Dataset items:
★ ★ ★ ★

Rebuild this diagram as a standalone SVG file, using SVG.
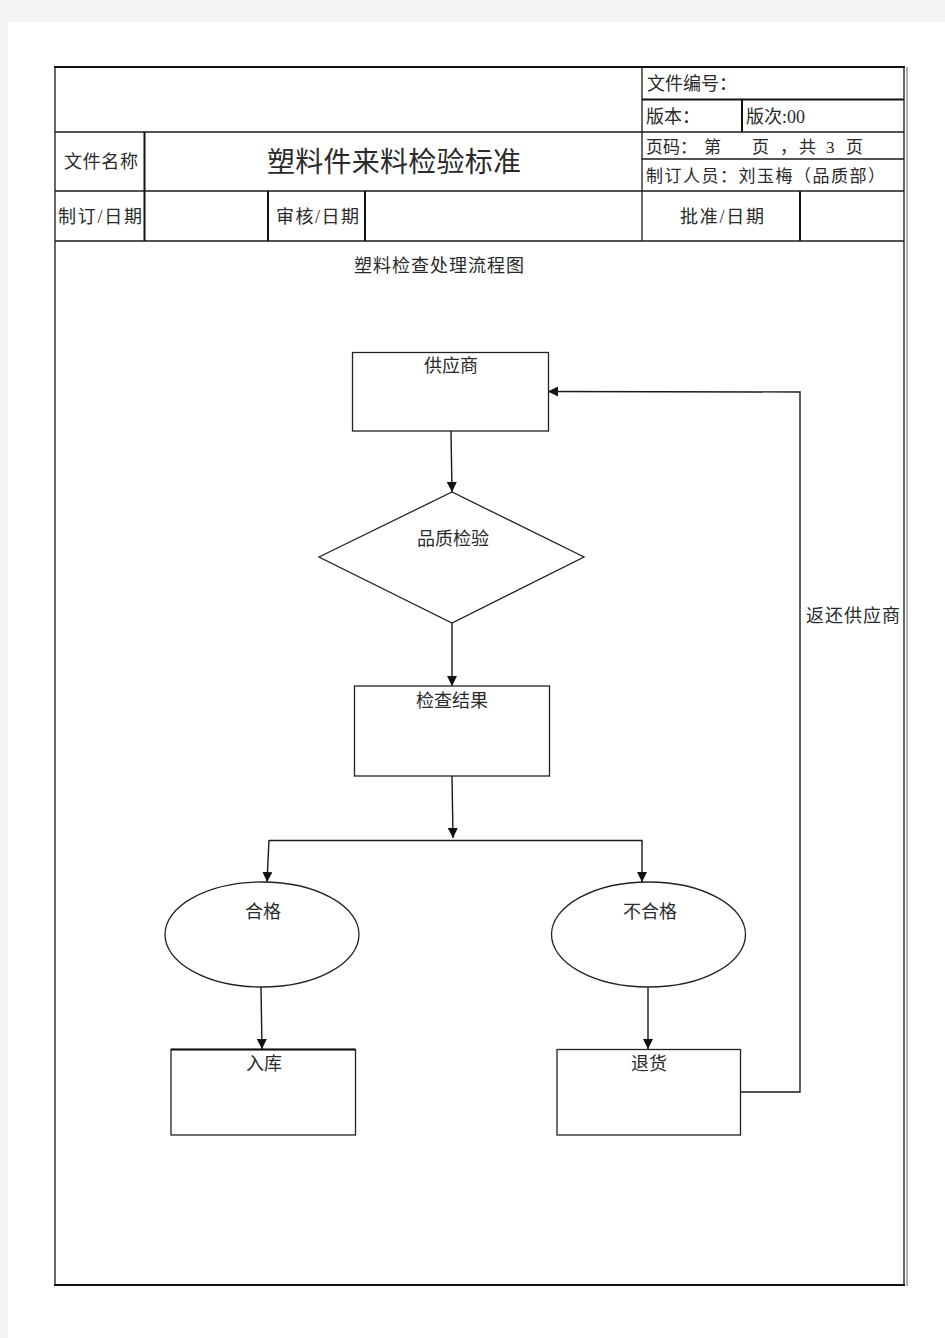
<svg xmlns="http://www.w3.org/2000/svg" width="945" height="1338" viewBox="0 0 945 1338">
<defs>
<style>
.t{font-family:"Liberation Serif","Noto Sans CJK SC",serif;fill:#2a2a2a;}
.g{stroke:#1a1a1a;fill:none;stroke-width:1.3;}
.gt{stroke:#111;fill:none;stroke-width:2;}
.n{stroke:#222;fill:#fff;stroke-width:1.3;}
.c{stroke:#1a1a1a;fill:none;stroke-width:1.4;}
</style>
<marker id="ah" viewBox="0 0 10 10" refX="10" refY="5" markerWidth="10" markerHeight="10" markerUnits="userSpaceOnUse" orient="auto">
<path d="M0,0 L10,5 L0,10 z" fill="#111"/>
</marker>
</defs>
<rect x="0" y="0" width="945" height="1338" fill="#f3f3f3"/>
<rect x="8" y="22" width="937" height="1316" fill="#fff"/>

<g id="header-table">
<rect x="55" y="67" width="849" height="1218" class="g"/>
<line x1="54" y1="67" x2="905" y2="67" class="gt"/>
<line x1="54" y1="1285" x2="905" y2="1285" class="gt"/>
<line x1="907" y1="67" x2="907" y2="1286" stroke="#999" stroke-width="1.5"/>
<line x1="55" y1="132" x2="904" y2="132" class="g"/>
<line x1="55" y1="191" x2="904" y2="191" class="g"/>
<line x1="55" y1="241" x2="904" y2="241" class="g"/>
<line x1="642" y1="67" x2="642" y2="241" class="g"/>
<line x1="642" y1="99.5" x2="904" y2="99.5" class="gt"/>
<line x1="742" y1="99" x2="742" y2="132" class="gt"/>
<line x1="642" y1="159" x2="904" y2="159" class="g"/>
<line x1="144.5" y1="132" x2="144.5" y2="241" class="gt"/>
<line x1="268" y1="191" x2="268" y2="241" class="gt"/>
<line x1="365" y1="191" x2="365" y2="241" class="gt"/>
<line x1="800" y1="191" x2="800" y2="241" class="gt"/>
<text class="t" x="64" y="168" font-size="18" textLength="74" lengthAdjust="spacing">文件名称</text>
<text class="t" x="267" y="172" font-size="28" textLength="254" lengthAdjust="spacing">塑料件来料检验标准</text>
<text class="t" x="58" y="223" font-size="18" textLength="84" lengthAdjust="spacing">制订/日期</text>
<text class="t" x="276" y="223" font-size="18" textLength="83" lengthAdjust="spacing">审核/日期</text>
<text class="t" x="680" y="223" font-size="18" textLength="84" lengthAdjust="spacing">批准/日期</text>
<text class="t" x="647" y="90" font-size="18">文件编号：</text>
<text class="t" x="646" y="123" font-size="18">版本：</text>
<text class="t" x="746" y="123" font-size="18">版次:00</text>
<text class="t" y="153" font-size="17"><tspan x="646">页码：</tspan><tspan x="704">第</tspan><tspan x="752">页</tspan><tspan x="780">，</tspan><tspan x="799">共</tspan><tspan x="826">3</tspan><tspan x="846">页</tspan></text>
<text class="t" x="646" y="182" font-size="17" textLength="239" lengthAdjust="spacing">制订人员：刘玉梅（品质部）</text>
<text class="t" x="354" y="272" font-size="18" textLength="170" lengthAdjust="spacing">塑料检查处理流程图</text>
</g>

<g id="connectors">
<line x1="451" y1="431" x2="452" y2="492" class="c" marker-end="url(#ah)"/>
<line x1="452" y1="623" x2="452" y2="686" class="c" marker-end="url(#ah)"/>
<line x1="452" y1="776" x2="453" y2="838" class="c" marker-end="url(#ah)"/>
<polyline points="269,840.5 642,840.5 642,882" class="c" marker-end="url(#ah)"/>
<line x1="269" y1="840" x2="267" y2="882" class="c" marker-end="url(#ah)"/>
<line x1="261" y1="987" x2="262" y2="1049" class="c" marker-end="url(#ah)"/>
<line x1="648" y1="987" x2="648" y2="1049" class="c" marker-end="url(#ah)"/>
<polyline points="740,1092 800,1092 800,392 548,391.5" class="c" stroke-width="1.6" marker-end="url(#ah)"/>
<text class="t" x="806" y="622" font-size="18" textLength="94" lengthAdjust="spacing">返还供应商</text>
</g>

<g id="node-supplier">
<rect x="352.5" y="352.5" width="196" height="78.5" class="n"/>
<text class="t" x="451" y="372" font-size="18" text-anchor="middle">供应商</text>
</g>
<g id="node-inspection">
<polygon points="319,557 452,492 584,557 452,623" class="n"/>
<text class="t" x="453" y="545" font-size="18" text-anchor="middle">品质检验</text>
</g>
<g id="node-result">
<rect x="354.5" y="686" width="195" height="90" class="n"/>
<text class="t" x="452" y="707" font-size="18" text-anchor="middle">检查结果</text>
</g>
<g id="node-pass">
<ellipse cx="262" cy="934.5" rx="97" ry="52.5" class="n"/>
<text class="t" x="263" y="918" font-size="18" text-anchor="middle">合格</text>
</g>
<g id="node-fail">
<ellipse cx="648.5" cy="934.5" rx="97" ry="52.5" class="n"/>
<text class="t" x="650" y="918" font-size="18" text-anchor="middle">不合格</text>
</g>
<g id="node-stock">
<rect x="171" y="1049.5" width="184.5" height="85.5" class="n"/>
<line x1="171" y1="1049.5" x2="355.5" y2="1049.5" class="gt"/>
<text class="t" x="264" y="1070" font-size="18" text-anchor="middle">入库</text>
</g>
<g id="node-return">
<rect x="557" y="1049.5" width="183.5" height="85.5" class="n"/>
<text class="t" x="649" y="1070" font-size="18" text-anchor="middle">退货</text>
</g>
</svg>
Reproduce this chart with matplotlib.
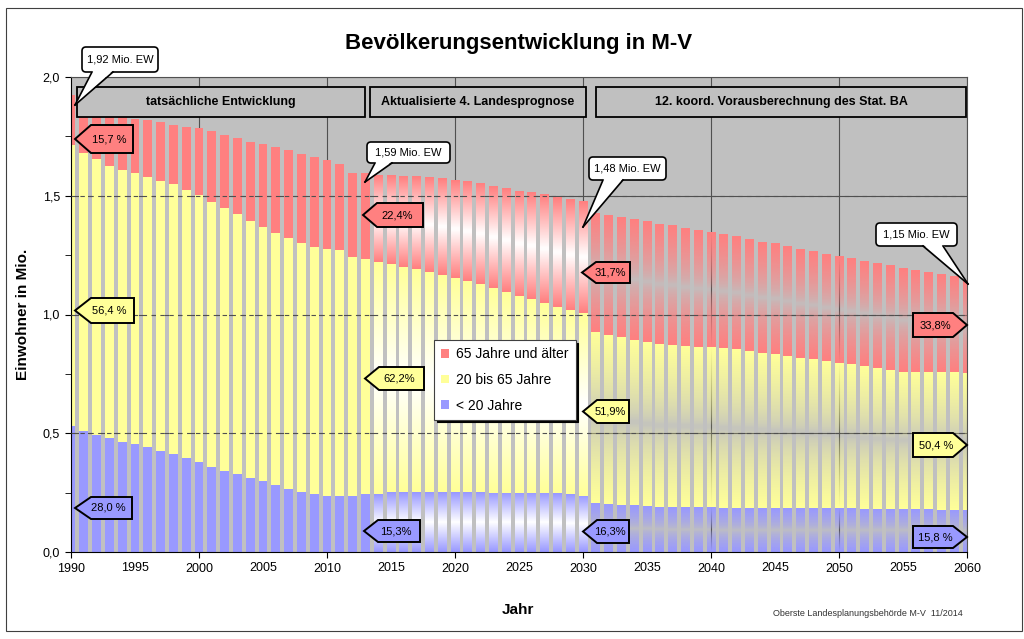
import numpy as np
import matplotlib.pyplot as plt
from matplotlib.patches import Polygon, FancyBboxPatch, Rectangle
from matplotlib.lines import Line2D
from matplotlib.colors import to_rgb
from matplotlib.transforms import Affine2D

plt.rcParams['font.family'] = ['Liberation Sans', 'DejaVu Sans']

"""
Daten (Mio. Einwohner, aus der Grafik abgelesen)
"""
jahre = np.arange(1990, 2061)

unter20 = [0.532, 0.511, 0.493, 0.479, 0.465, 0.455, 0.444, 0.427, 0.411, 0.394,
           0.378, 0.359, 0.342, 0.328, 0.313, 0.298, 0.284, 0.267, 0.254, 0.244,
           0.236, 0.235, 0.236, 0.245, 0.244, 0.251, 0.251, 0.251, 0.251, 0.251,
           0.251, 0.251, 0.251, 0.250, 0.250, 0.250, 0.250, 0.249, 0.248, 0.244,
           0.236, 0.205, 0.204, 0.198, 0.197, 0.194, 0.191, 0.188, 0.188, 0.188,
           0.188, 0.185, 0.185, 0.184, 0.184, 0.184, 0.184, 0.184, 0.184, 0.184,
           0.184, 0.184, 0.183, 0.183, 0.183, 0.182, 0.180, 0.179, 0.178, 0.178,
           0.177]

von20bis65 = [1.182, 1.170, 1.160, 1.148, 1.143, 1.139, 1.136, 1.137, 1.137, 1.131,
              1.125, 1.116, 1.105, 1.094, 1.082, 1.069, 1.058, 1.054, 1.046, 1.039,
              1.040, 1.037, 1.005, 0.989, 0.978, 0.960, 0.950, 0.939, 0.928, 0.915,
              0.904, 0.889, 0.876, 0.862, 0.846, 0.829, 0.814, 0.798, 0.785, 0.775,
              0.769, 0.723, 0.710, 0.706, 0.696, 0.689, 0.685, 0.684, 0.679, 0.677,
              0.674, 0.673, 0.668, 0.662, 0.655, 0.648, 0.641, 0.634, 0.627, 0.620,
              0.613, 0.606, 0.600, 0.590, 0.583, 0.577, 0.577, 0.578, 0.578, 0.578,
              0.578]

ab65 = [0.210, 0.211, 0.212, 0.216, 0.224, 0.229, 0.239, 0.248, 0.252, 0.265,
        0.281, 0.299, 0.309, 0.320, 0.333, 0.350, 0.362, 0.372, 0.376, 0.379,
        0.375, 0.362, 0.356, 0.360, 0.365, 0.374, 0.382, 0.390, 0.397, 0.406,
        0.411, 0.418, 0.422, 0.429, 0.435, 0.442, 0.449, 0.456, 0.460, 0.466,
        0.470, 0.501, 0.505, 0.505, 0.508, 0.508, 0.505, 0.502, 0.496, 0.491,
        0.484, 0.477, 0.472, 0.468, 0.465, 0.464, 0.461, 0.458, 0.454, 0.449,
        0.447, 0.444, 0.439, 0.440, 0.438, 0.436, 0.428, 0.419, 0.410, 0.401,
        0.390]

serien = ["< 20 Jahre", "20 bis 65 Jahre", "65 Jahre und älter"]
farben = ["#9999FF", "#FFFF99", "#FF8080"]

prognose_start = 2014     # Aktualisierte 4. Landesprognose
bund_start = 2031         # 12. koord. Vorausberechnung

perioden = ["tatsächliche Entwicklung", "Aktualisierte 4. Landesprognose",
            "12. koord. Vorausberechnung des Stat. BA"]

"""
Figur
"""
W, H = 1024, 639
fig = plt.figure(figsize=(W / 100, H / 100), dpi=100)
px = Affine2D().scale(1 / W, -1 / H).translate(0, 1) + fig.transFigure

ax = fig.add_axes([71 / W, 1 - 552 / H, (967 - 71) / W, (552 - 77) / H])
ax.set_facecolor("#C0C0C0")


def verlauf(farbe, modus, n=64):
    t = np.linspace(0, 1, n)
    s = np.abs(2 * t - 1)
    rgb = np.array(to_rgb(farbe))
    img = np.ones((n, 1, 4))
    if modus == "weiss":
        img[:, 0, :3] = 1 - (1 - rgb) * s[:, None]
    else:
        img[:, 0, :3] = rgb
        img[:, 0, 3] = s ** 0.6
    return img


unten = np.zeros(len(jahre))
handles = []
for werte, farbe, name in zip([unter20, von20bis65, ab65], farben, serien):
    balken = ax.bar(jahre, werte, bottom=unten, width=0.7, color=farbe,
                    linewidth=0, zorder=2, label=name)
    handles.append(balken)
    for jahr, b in zip(jahre, balken):
        if jahr >= prognose_start:
            modus = "weiss" if jahr < bund_start else "transparent"
            x0, y0 = b.get_x(), b.get_y()
            ax.imshow(verlauf(farbe, modus),
                      extent=[x0, x0 + b.get_width(), y0, y0 + b.get_height()],
                      origin="lower", aspect="auto", interpolation="bilinear",
                      zorder=2)
            b.set_facecolor("none")
    unten = unten + np.array(werte)

# Gitter
for x in range(2000, 2061, 10):
    ax.axvline(x, color="#505050", lw=0.8, zorder=1)
for y in [0.5, 1.0, 1.5, 2.0]:
    ax.axhline(y, color="#505050", lw=0.8, zorder=1)
for y in [0.5, 1.0, 1.5]:
    ax.axhline(y, color="#505050", lw=0.8, ls=(0, (4, 4)), zorder=3)

ax.set_xlim(1990, 2060)
ax.set_ylim(0, 2.0)

ax.set_xticks(range(1990, 2061, 10), [str(j) for j in range(1990, 2061, 10)])
ax.set_xticks(range(1995, 2060, 10), [str(j) for j in range(1995, 2060, 10)], minor=True)
ax.set_yticks([0, 0.5, 1.0, 1.5, 2.0], ["0,0", "0,5", "1,0", "1,5", "2,0"])
ax.set_yticks(np.arange(0.25, 2.0, 0.5), minor=True)
ax.tick_params(axis="x", which="major", length=4, pad=4, labelsize=9)
ax.tick_params(axis="x", which="minor", length=0, pad=7, labelsize=9)
ax.tick_params(axis="y", which="both", length=4, pad=4, labelsize=9)

for s in ["top", "right"]:
    ax.spines[s].set_color("#505050")
    ax.spines[s].set_linewidth(0.8)

ax.set_ylabel("Einwohner in Mio.", fontweight="bold", fontsize=11)
ax.yaxis.set_label_coords(-0.046, 0.5)
ax.set_xlabel("Jahr", fontweight="bold", fontsize=11)
ax.xaxis.set_label_coords(0.499, -0.107)

lg = ax.legend(handles=handles[::-1], loc="upper left", bbox_to_anchor=(0.405, 0.446),
               borderaxespad=0, fontsize=10, handlelength=0.6, handleheight=0.6,
               handletextpad=0.5, labelspacing=0.85, borderpad=0.5,
               fancybox=False, framealpha=1, edgecolor="#404040",
               shadow={"color": "black", "alpha": 1})
lg.get_frame().set_linewidth(0.8)
for h in lg.legend_handles:
    h.set_linewidth(0)

"""
Beschriftungen
"""
fig.text(519 / W, 1 - 44 / H, "Bevölkerungsentwicklung in M-V",
         ha="center", va="center", fontsize=16, fontweight="bold")
fig.text(963 / W, 1 - 613 / H, "Oberste Landesplanungsbehörde M-V  11/2014",
         ha="right", va="center", fontsize=6.5, color="#333333")

fig.add_artist(Rectangle((6, 8), 1016, 623, transform=px, fill=False,
                         ec="#404040", lw=0.8))

for (x0, x1), text in zip([(77, 365), (370, 586), (596, 966)], perioden):
    fig.add_artist(Rectangle((x0, 87), x1 - x0, 30, transform=px,
                             fc="#C0C0C0", ec="black", lw=1.3, zorder=5))
    fig.text((x0 + x1) / 2 / W, 1 - 102 / H, text, ha="center", va="center",
             fontsize=9, fontweight="bold", zorder=6)


def sprechblase(box, basis, spitze, text):
    x0, y0, x1, y1 = box
    fig.add_artist(FancyBboxPatch((x0, y0), x1 - x0, y1 - y0,
                                  boxstyle="round,pad=0,rounding_size=4",
                                  transform=px, fc="white", ec="black",
                                  lw=1.2, zorder=6))
    fig.add_artist(Polygon([(basis[0], y1 - 1.5), (basis[1], y1 - 1.5), spitze],
                           transform=px, fc="white", ec="none", zorder=7))
    for bx in basis:
        fig.add_artist(Line2D([bx, spitze[0]], [y1, spitze[1]], transform=px,
                              color="black", lw=1.2, zorder=7))
    fig.text((x0 + x1) / 2 / W, 1 - (y0 + y1) / 2 / H, text, ha="center",
             va="center", fontsize=8, zorder=8)


sprechblase((82, 47, 158, 72), (92, 113), (75, 105), "1,92 Mio. EW")
sprechblase((367, 142, 450, 163), (375, 392), (365, 182), "1,59 Mio. EW")
sprechblase((589, 157, 666, 180), (603, 623), (583, 227), "1,48 Mio. EW")
sprechblase((876, 223, 957, 246), (923, 943), (968, 284), "1,15 Mio. EW")


def pfeil(spitze_x, y0, y1, ende_x, text, farbe, d=14):
    ym = (y0 + y1) / 2
    r = 1 if ende_x > spitze_x else -1
    pts = [(spitze_x, ym), (spitze_x + r * d, y0), (ende_x, y0),
           (ende_x, y1), (spitze_x + r * d, y1)]
    fig.add_artist(Polygon(pts, transform=px, fc=farbe, ec="black",
                           lw=1.4, zorder=6))
    xm = (spitze_x + r * d * 0.6 + ende_x) / 2
    fig.text(xm / W, 1 - ym / H, text, ha="center", va="center",
             fontsize=8, zorder=7)


rot, gelb, blau = farben[2], farben[1], farben[0]
pfeil(75, 125, 153, 133, "15,7 %", rot, d=16)
pfeil(75, 298, 323, 134, "56,4 %", gelb, d=16)
pfeil(75, 497, 519, 132, "28,0 %", blau, d=16)
pfeil(363, 203, 227, 423, "22,4%", rot)
pfeil(365, 367, 390, 424, "62,2%", gelb)
pfeil(364, 520, 542, 420, "15,3%", blau)
pfeil(582, 262, 283, 630, "31,7%", rot)
pfeil(583, 400, 423, 629, "51,9%", gelb)
pfeil(583, 520, 543, 629, "16,3%", blau)
pfeil(967, 313, 337, 913, "33,8%", rot)
pfeil(967, 433, 457, 913, "50,4 %", gelb)
pfeil(967, 526, 548, 913, "15,8 %", blau)

fig.savefig("out.png", dpi=100)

★ ★ ★ ★

**What the exercise asks**
Working from the entries above, reproduce exactly and only the lines beginning with the line that has "Reproduce this chart with matplotlib." and ending with the line that has "jahre = np.arange(1990, 2061)"; omit all pictures.

**Response to the task**
Reproduce this chart with matplotlib.
import numpy as np
import matplotlib.pyplot as plt
from matplotlib.patches import Polygon, FancyBboxPatch, Rectangle
from matplotlib.lines import Line2D
from matplotlib.colors import to_rgb
from matplotlib.transforms import Affine2D

plt.rcParams['font.family'] = ['Liberation Sans', 'DejaVu Sans']

"""
Daten (Mio. Einwohner, aus der Grafik abgelesen)
"""
jahre = np.arange(1990, 2061)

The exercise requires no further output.